If she is a convert to Shiism from Sunnism, then she is in fact doing what converts to Islam are often expected to do—to serve as the representative of her now-chosen community, and to energetically call others to convert too. What, that isn’t pleasant behavior to be on the receiving end of? Who knew?
If the issue at stake is not that she is harassing other students with unwanted attempts at conversion, but the mere fact that she has converted a few to Shiism, then one might wonder why students at a place like al-Azhar wouldn’t have more confidence in their ability to present logical arguments in favor of Sunnism. Could it be that religious “education” that doesn’t teach critical thinking or allow students to think outside the “orthodox” box actually undermines students’ confidence in their own beliefs? Perhaps if they had learned about Shiism in a more empathetic and balanced way, they would not have to feel so deeply threatened by it. But who knows.
Looking back, I realize that it was then that I began to realize the a number of the “leaders” in my community were not honest men. They had certain beliefs, and they would use dishonest means if they thought it necessary in order to promote and defend them. And, that many average community members would just passively stand by and watch that happen.

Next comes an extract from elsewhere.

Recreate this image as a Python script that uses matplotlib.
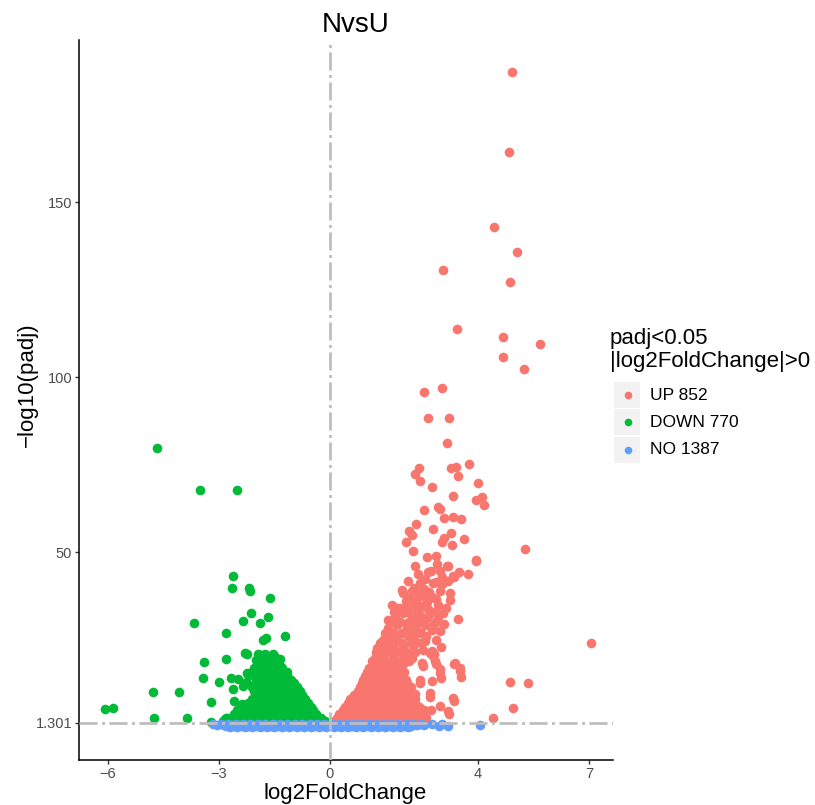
import matplotlib
matplotlib.use("Agg")
import matplotlib.pyplot as plt
from matplotlib.patches import Rectangle
from matplotlib.lines import Line2D

plt.rcParams['font.family'] = ['Liberation Sans', 'DejaVu Sans']

# valores (log2FoldChange, -log10(padj))
up_sparse = [
    (4.91, 187.2), (4.84, 164.3), (4.44, 142.9), (5.05, 135.9), (3.05, 130.6),
    (4.87, 127.1), (3.44, 113.7), (4.67, 111.5), (5.68, 109.4), (4.69, 105.7),
    (5.24, 102.3), (3.04, 97.0), (2.55, 95.7), (2.64, 88.5), (3.23, 88.3),
    (3.16, 81.1), (2.40, 74.1), (2.30, 72.5), (2.44, 70.4), (3.26, 74.1),
    (3.40, 74.4), (3.45, 71.9), (3.76, 75.2), (4.01, 69.7), (2.75, 68.6),
    (3.32, 66.0), (3.95, 65.1), (4.10, 65.8), (4.17, 63.4), (2.53, 62.2),
    (2.93, 63.0), (2.98, 62.3), (3.09, 59.9), (3.32, 60.1), (3.55, 59.4),
    (2.33, 58.2), (2.79, 56.8), (2.14, 56.0), (2.21, 55.1), (2.05, 53.0),
    (3.08, 54.2), (3.03, 53.0), (3.27, 55.5), (3.29, 52.2), (3.62, 53.7),
    (5.28, 50.9), (7.05, 24.2), (4.86, 12.9), (5.36, 12.6), (4.94, 5.7),
    (4.41, 2.6), (2.24, 50.4), (2.62, 48.8), (2.86, 49.1), (3.95, 47.8),
    (2.29, 46.1), (2.74, 44.7), (2.98, 44.6), (3.04, 43.1), (3.19, 46.0),
    (3.49, 44.4), (3.36, 42.9), (3.74, 43.8), (3.17, 46.2), (3.96, 47.6),
]
up_mid = [
    (2.39, 43.9), (2.57, 42.4), (2.79, 41.3), (3.02, 41.0), (3.20, 41.8),
    (3.33, 43.2), (2.12, 41.8), (1.94, 39.4), (1.98, 38.4), (2.21, 38.9),
    (2.43, 41.3), (2.52, 37.5), (3.24, 38.4), (3.24, 36.5), (2.93, 35.1),
    (3.15, 34.1), (1.67, 35.1), (1.80, 34.1), (2.03, 33.7), (2.25, 35.1),
    (2.48, 34.6), (2.66, 33.7), (1.58, 30.8), (1.76, 31.7), (1.98, 32.7),
    (2.21, 31.2), (2.43, 32.2), (2.66, 31.7), (2.93, 31.7), (1.58, 28.4),
    (1.80, 29.3), (2.07, 29.8), (2.34, 28.9), (2.57, 29.3), (2.75, 27.9),
    (3.47, 31.0), (1.44, 25.0), (1.62, 26.0), (1.85, 26.5), (2.12, 26.0),
    (2.34, 26.9), (2.61, 26.0), (2.88, 25.0), (1.26, 22.7), (1.49, 23.2),
    (1.71, 23.6), (1.98, 23.2), (2.25, 23.2), (2.52, 22.2), (2.75, 21.8),
    (1.22, 19.8), (1.44, 20.3), (1.71, 20.8), (1.98, 20.3), (2.21, 19.8),
    (2.79, 20.3), (1.26, 17.5), (1.62, 18.0), (1.98, 18.0), (2.52, 17.7),
    (3.38, 18.5), (3.51, 17.0), (3.34, 7.5), (3.21, 3.8), (3.36, 18.2),
    (3.52, 16.0), (3.53, 14.5), (3.00, 14.2), (2.97, 15.5), (2.75, 13.3),
    (2.43, 12.7), (2.86, 18.1), (2.71, 8.7), (2.30, 9.5), (2.73, 5.0),
    (2.41, 6.0), (2.81, 20.9), (2.78, 29.4), (2.75, 37.4), (2.86, 41.6),
    (2.88, 30.2), (2.57, 24.6), (2.97, 16.6), (2.84, 19.0), (2.48, 18.5),
    (2.70, 21.3), (2.43, 13.6), (2.70, 9.8), (3.33, 8.4), (3.20, 4.6),
    (2.97, 6.1), (2.68, 38.8), (2.39, 38.3), (2.16, 36.9), (1.89, 34.0),
    (2.07, 28.4), (1.72, 32.9), (2.12, 33.1), (2.36, 33.2), (2.84, 33.0),
    (3.05, 32.6), (2.05, 36.0), (2.33, 36.2), (2.62, 35.8), (2.86, 36.6),
    (2.27, 39.8), (2.55, 39.6), (2.97, 38.9), (2.65, 44.3), (2.90, 46.8),
    (2.48, 30.4), (2.97, 27.5), (3.08, 29.6), (2.30, 24.8), (2.99, 23.0),
]
up_core_y = [1.8, 2.8, 3.8, 4.9, 6.0, 7.1, 8.2, 9.3, 10.4, 11.5, 12.6, 13.7,
             14.8, 15.9, 17.0, 19.0, 21.5, 24.0, 27.0, 30.0]
up_core_x = [
    [0.12, 0.3, 0.5, 0.7, 0.9, 1.1, 1.3, 1.5, 1.7, 1.9, 2.1, 2.3, 2.5],
    [0.2, 0.4, 0.6, 0.8, 1.0, 1.2, 1.4, 1.6, 1.8, 2.0, 2.2, 2.4, 2.6],
    [0.25, 0.45, 0.65, 0.85, 1.05, 1.25, 1.45, 1.65, 1.85, 2.05, 2.25, 2.45],
    [0.35, 0.55, 0.75, 0.95, 1.15, 1.35, 1.55, 1.75, 1.95, 2.15, 2.35, 2.55],
    [0.4, 0.6, 0.8, 1.0, 1.2, 1.4, 1.6, 1.8, 2.0, 2.2, 2.4],
    [0.5, 0.7, 0.9, 1.1, 1.3, 1.5, 1.7, 1.9, 2.1, 2.3],
    [0.55, 0.75, 0.95, 1.15, 1.35, 1.55, 1.75, 1.95, 2.15, 2.3],
    [0.65, 0.85, 1.05, 1.25, 1.45, 1.65, 1.85, 2.05, 2.25],
    [0.75, 0.95, 1.15, 1.35, 1.55, 1.75, 1.95, 2.15],
    [0.8, 1.0, 1.2, 1.4, 1.6, 1.8, 2.0, 2.2],
    [0.88, 1.08, 1.28, 1.48, 1.68, 1.88, 2.08],
    [0.9, 1.1, 1.3, 1.5, 1.7, 1.9, 2.05],
    [0.95, 1.15, 1.35, 1.55, 1.75, 1.95],
    [1.0, 1.2, 1.4, 1.6, 1.8, 2.0],
    [1.05, 1.25, 1.45, 1.65, 1.85],
    [1.15, 1.35, 1.55, 1.75, 1.95, 2.15],
    [1.25, 1.45, 1.65, 1.85, 2.05, 2.3],
    [1.35, 1.55, 1.75, 1.95, 2.2, 2.45],
    [1.5, 1.7, 1.95, 2.2, 2.45],
    [1.65, 1.9, 2.15, 2.4],
]

down_sparse = [
    (-4.68, 79.9), (-3.50, 67.9), (-2.51, 67.8), (-2.63, 43.4), (-2.64, 39.8),
    (-2.18, 39.7), (-2.16, 39.1), (-1.61, 37.1), (-2.12, 32.6), (-2.35, 30.5),
    (-1.90, 29.9), (-1.68, 31.5), (-3.68, 29.8), (-2.82, 27.1), (-1.22, 26.2),
    (-1.81, 25.1), (-1.74, 25.7), (-2.24, 21.1), (-2.81, 19.6), (-3.39, 18.8),
    (-3.44, 14.1), (-3.00, 13.0), (-4.77, 10.1), (-4.09, 10.2), (-6.09, 5.4),
    (-5.87, 5.7), (-4.76, 2.6), (-3.87, 2.6), (-3.21, 7.3), (-3.21, 1.7),
    (-2.59, 7.5), (-2.83, 2.5), (-2.67, 14.2), (-2.23, 15.5), (-2.48, 13.8),
    (-2.30, 12.6), (-2.03, 17.1), (-2.38, 6.7), (-2.18, 6.5), (-2.23, 4.5),
    (-2.45, 4.5), (-2.03, 14.5), (-1.86, 17.4), (-1.71, 19.3), (-1.49, 20.2),
    (-1.35, 19.7), (-1.44, 17.4), (-1.26, 16.0), (-1.17, 14.9), (-0.99, 12.2),
    (-0.90, 11.7), (-2.34, 12.0), (-2.25, 12.8), (-2.62, 10.9), (-2.20, 15.1),
    (-2.30, 21.2), (-1.85, 20.7), (-1.31, 17.4), (-2.79, 2.7), (-2.43, 5.6),
    (-2.11, 4.2),
]
down_core_y = [1.8, 2.8, 3.8, 4.9, 6.0, 7.1, 8.2, 9.3, 10.4, 11.5, 12.6, 13.7,
               14.8, 15.9, 17.0, 18.1, 19.2, 21.0]
down_core_x = [
    [-2.9, -2.7, -2.5, -2.3, -2.1, -1.9, -1.7, -1.5, -1.3, -1.1, -0.9, -0.7, -0.5, -0.3, -0.14],
    [-2.8, -2.6, -2.4, -2.2, -2.0, -1.8, -1.6, -1.4, -1.2, -1.0, -0.8, -0.6, -0.4, -0.25],
    [-2.6, -2.4, -2.2, -2.0, -1.8, -1.6, -1.4, -1.2, -1.0, -0.8, -0.6, -0.38],
    [-2.5, -2.3, -2.1, -1.9, -1.7, -1.5, -1.3, -1.1, -0.9, -0.7, -0.45],
    [-2.3, -2.1, -1.9, -1.7, -1.5, -1.3, -1.1, -0.9, -0.7, -0.52],
    [-2.2, -2.0, -1.8, -1.6, -1.4, -1.2, -1.0, -0.8, -0.6],
    [-2.1, -1.9, -1.7, -1.5, -1.3, -1.1, -0.9, -0.68],
    [-2.0, -1.8, -1.6, -1.4, -1.2, -1.0, -0.75],
    [-2.05, -1.85, -1.65, -1.45, -1.25, -1.05, -0.82],
    [-2.1, -1.9, -1.7, -1.5, -1.3, -1.1, -0.9],
    [-2.0, -1.8, -1.6, -1.4, -1.2, -0.98],
    [-1.9, -1.7, -1.5, -1.3, -1.05],
    [-2.0, -1.8, -1.6, -1.4, -1.2],
    [-2.1, -1.9, -1.7, -1.5, -1.3, -1.15],
    [-2.05, -1.85, -1.65, -1.45, -1.3],
    [-1.95, -1.75, -1.55, -1.38],
    [-2.0, -1.8, -1.6, -1.45],
    [-1.95, -1.75, -1.55],
]

no_row_y = [1.05, 0.6, 0.35, 0.15]
no_row_x = [
    [-3.15, -2.95, -2.75, -2.55, -2.35, -2.15, -1.95, -1.75, -1.55, -1.35, -1.15,
     -0.95, -0.75, -0.55, -0.35, -0.15, 0.05, 0.25, 0.45, 0.65, 0.85, 1.05, 1.25,
     1.45, 1.65, 1.85, 2.05, 2.25, 2.45],
    [-3.05, -2.85, -2.65, -2.45, -2.25, -2.05, -1.85, -1.65, -1.45, -1.25, -1.05,
     -0.85, -0.65, -0.45, -0.25, -0.05, 0.15, 0.35, 0.55, 0.75, 0.95, 1.15, 1.35,
     1.55, 1.75, 1.95, 2.15, 2.35, 2.55],
    [-2.8, -2.6, -2.4, -2.2, -2.0, -1.8, -1.6, -1.4, -1.2, -1.0, -0.8, -0.6, -0.4,
     -0.2, 0.0, 0.2, 0.4, 0.6, 0.8, 1.0, 1.2, 1.4, 1.6, 1.8, 2.0, 2.2],
    [-2.7, -2.5, -2.3, -2.1, -1.9, -1.7, -1.5, -1.3, -1.1, -0.9, -0.7, -0.5, -0.3,
     -0.1, 0.1, 0.3, 0.5, 0.7, 0.9, 1.1, 1.3, 1.5, 1.7, 1.9, 2.1],
]
no_extra = [(2.75, 0.9), (2.95, 0.4), (3.03, 1.1), (3.19, 0.5), (4.05, 0.6)]

legend_labels = ['UP 852', 'DOWN 770', 'NO 1387']
col_up, col_down, col_no = '#F8766D', '#00BA38', '#619CFF'
x_ticks = [-6, -3, 0, 4, 7]
x_ticklabels = ['\u22126', '\u22123', '0', '4', '7']
y_ticks = [1.301, 50, 100, 150]
y_ticklabels = ['1.301', '50', '100', '150']


def junta(pontos, linhas_y=None, linhas_x=None):
    xs = [p[0] for p in pontos]
    ys = [p[1] for p in pontos]
    if linhas_y is not None:
        for yy, row in zip(linhas_y, linhas_x):
            xs += row
            ys += [yy] * len(row)
    return xs, ys


fig = plt.figure(figsize=(8.15, 8.05), dpi=100)
ax = fig.add_axes([79 / 815, 1 - 760 / 805, 534 / 815, 720 / 805])

ux, uy = junta(up_sparse + up_mid, up_core_y, up_core_x)
dx, dy = junta(down_sparse, down_core_y, down_core_x)
nx, ny = junta(no_extra, no_row_y, no_row_x)

ax.scatter(ux, uy, s=48, c=col_up, linewidths=0, zorder=2)
ax.scatter(dx, dy, s=48, c=col_down, linewidths=0, zorder=2)
ax.scatter(nx, ny, s=48, c=col_no, linewidths=0, zorder=3)

# linhas de corte
dash = (0, (6.5, 1.6, 1.1, 1.6))
ax.axhline(1.301, color='#BEBEBE', lw=2, linestyle=dash, zorder=4)
ax.axvline(0, color='#BEBEBE', lw=2, linestyle=dash, zorder=4)

ax.set_xlim(-6.78, 7.65)
ax.set_ylim(-9.27, 196.3)
ax.set_xticks(x_ticks)
ax.set_xticklabels(x_ticklabels)
ax.set_yticks(y_ticks)
ax.set_yticklabels(y_ticklabels)
ax.tick_params(labelsize=10.5, labelcolor='#4D4D4D', color='#333333', length=3, width=1, pad=2)
for s in ['top', 'right']:
    ax.spines[s].set_visible(False)
for s in ['left', 'bottom']:
    ax.spines[s].set_linewidth(1.1)

fig.text(356 / 815, 1 - 31.7 / 805, 'NvsU', fontsize=20, ha='center', va='baseline')
fig.text(345 / 815, 1 - 799 / 805, 'log2FoldChange', fontsize=16, ha='center', va='baseline')
fig.text(27 / 815, 1 - 385 / 805, '\u2212log10(padj)', fontsize=16, ha='center', va='center', rotation=90)

# legenda
fig.text(610 / 815, 1 - 344 / 805, 'padj<0.05', fontsize=16, va='baseline')
fig.text(610 / 815, 1 - 367 / 805, '|log2FoldChange|>0', fontsize=16, va='baseline')
key_tops = [382, 409, 437]
for top, lab, col in zip(key_tops, legend_labels, [col_up, col_down, col_no]):
    fig.add_artist(Rectangle((614 / 815, 1 - (top + 26) / 805), 26 / 815, 26 / 805,
                             transform=fig.transFigure, facecolor='#F2F2F2', edgecolor='none'))
    fig.add_artist(Line2D([628 / 815], [1 - (top + 13) / 805], transform=fig.transFigure,
                          marker='o', markersize=5.5, color=col, markeredgewidth=0))
    fig.text(650 / 815, 1 - (top + 13) / 805, lab, fontsize=12.5, va='center')

fig.savefig('out.png', dpi=100)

But I didn’t connect the dots. For some reason, I didn’t realize that if they’ll do that when it comes to Shias, they’ll do that in other situations too. Such as when it comes to women wanting rights. Because somehow, I wanted to believe the best of them. I wanted to believe that they were just bigoted when it came to the Shia thing, and bamboozled by Saudi money as well, but that at the bottom they were still “good brothers.” Or maybe that certain individuals were not honest, but that the larger structure largely was. I was an idealistic fool. At that time, I didn’t grasp just how ingrained it was (and sometimes still is) in the training of leaders and would-be scholars to be less than honest, forthright or balanced when it came to dealing with either laypersons or issues of “religious truth”—or both.